In northern Europe, the story is more complicated. Germany, of course, had the experience of National Socialism — but few people now politically active personally remember the Nazi years. Elsewhere, far-right parties played different kinds of collaborationist roles during the war years. But nowhere in northern Europe has the far right actually governed since World War II — and this notwithstanding Cold War fears of communism.

A lack of real-world experience with far-right government helps fuel some northern European voters’ fantasy that things might magically be fixed if the far right were to have more influence in government.

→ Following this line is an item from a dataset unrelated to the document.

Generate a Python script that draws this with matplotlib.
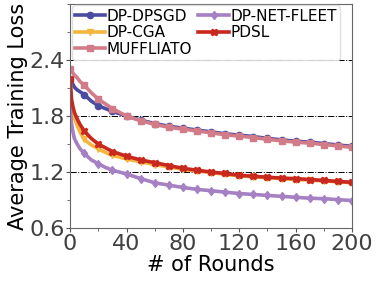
import numpy as np
import matplotlib
matplotlib.use("Agg")
import matplotlib.pyplot as plt
from matplotlib.ticker import MultipleLocator

rounds = [0, 1, 2, 3, 5, 7, 10, 15, 20, 25, 30, 40, 50, 60, 70, 80, 90, 100,
          110, 120, 130, 140, 150, 160, 170, 180, 190, 200]

dp_dpsgd = [2.20, 2.17, 2.14, 2.11, 2.08, 2.06, 2.03, 1.96, 1.91, 1.88, 1.85, 1.80,
            1.755, 1.72, 1.69, 1.67, 1.65, 1.63, 1.61, 1.595, 1.58, 1.56, 1.545,
            1.53, 1.52, 1.505, 1.49, 1.475]
dp_cga = [2.20, 1.92, 1.84, 1.78, 1.70, 1.63, 1.55, 1.49, 1.45, 1.41, 1.38, 1.34,
          1.31, 1.28, 1.255, 1.23, 1.21, 1.195, 1.175, 1.16, 1.15, 1.14, 1.13,
          1.12, 1.115, 1.105, 1.095, 1.085]
muffliato = [2.30, 2.28, 2.26, 2.24, 2.21, 2.17, 2.13, 2.05, 1.98, 1.93, 1.88, 1.80,
             1.75, 1.71, 1.68, 1.66, 1.64, 1.62, 1.60, 1.585, 1.57, 1.55, 1.535,
             1.52, 1.51, 1.495, 1.48, 1.465]
dp_net_fleet = [1.90, 1.72, 1.63, 1.56, 1.50, 1.45, 1.40, 1.33, 1.29, 1.25, 1.22,
                1.18, 1.13, 1.085, 1.06, 1.035, 1.015, 1.0, 0.985, 0.97, 0.96,
                0.95, 0.94, 0.93, 0.92, 0.915, 0.905, 0.895]
pdsl = [2.20, 1.98, 1.90, 1.84, 1.77, 1.71, 1.64, 1.56, 1.50, 1.46, 1.42, 1.37,
        1.33, 1.30, 1.27, 1.24, 1.22, 1.20, 1.185, 1.165, 1.155, 1.145, 1.135,
        1.13, 1.12, 1.11, 1.10, 1.09]

series = [
    ("DP-DPSGD", dp_dpsgd, "#4a4ca2", "o"),
    ("DP-CGA", dp_cga, "#f4b63f", "v"),
    ("MUFFLIATO", muffliato, "#d27c8a", "s"),
    ("DP-NET-FLEET", dp_net_fleet, "#a580c2", "d"),
    ("PDSL", pdsl, "#c9281e", "X"),
]

marks = [i for i, r in enumerate(rounds) if r % 10 == 0]

fig = plt.figure(figsize=(3.79, 2.83), dpi=100)
ax = fig.add_axes([0.185, 0.194, 0.744, 0.792])

for name, vals, col, mk in series:
    ax.plot(rounds, vals, color=col, lw=2.6, marker=mk, ms=4.5,
            markevery=marks, label=name)

ax.set_xlim(0, 200)
ax.set_ylim(0.6, 3.0)
ax.set_xticks([0, 40, 80, 120, 160, 200])
ax.set_yticks([0.6, 1.2, 1.8, 2.4])
ax.xaxis.set_minor_locator(MultipleLocator(20))
ax.yaxis.set_minor_locator(MultipleLocator(0.3))
ax.tick_params(axis="both", which="major", labelsize=16, labelcolor="#404040",
               length=3, color="#555555", pad=1)
ax.tick_params(axis="both", which="minor", length=2, color="#555555")
ax.grid(axis="y", which="major", linestyle="-.", color="black", lw=0.7)
for s in ax.spines.values():
    s.set_color("#666666")

ax.set_xlabel("# of Rounds", fontsize=15, labelpad=1)
ax.set_ylabel("Average Training Loss", fontsize=15, labelpad=1)

ax.legend(ncol=2, loc="upper left", bbox_to_anchor=(0.0, 1.0), fontsize=11,
          borderaxespad=0.1, labelspacing=0.1, handletextpad=0.1,
          columnspacing=0.4, borderpad=0.2, handlelength=2.0,
          framealpha=0.9, edgecolor="#dddddd")

fig.savefig("out.png", dpi=100)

In the middle of Europe lies France, half northern and half southern by geography and culture — and as always a conundrum. The Gaullist economic programme was neither liberal nor socialist but something in between: state directed and nationally oriented. The French Communists participated in the coalition governments of Francois Mitterrand and Lionel Jospin. This might suggest that the far left should gain the frustration vote in France. Yet the far-right National Front hasn’t participated in government; in this way France’s experience is more like that of northern Europe.

In the end, the most important factor is surely the economy: as long as France doesn’t go the way of Greece or Spain, expect some of the most economically squeezed and frustrated Frenchmen to vote for Marine Le Pen. If France’s economy declined severely, however, it wouldn’t help the far right, but hurt it.

Economic growth is almost always good. But if you’re an immigrant to Europe, the rebound would be bittersweet.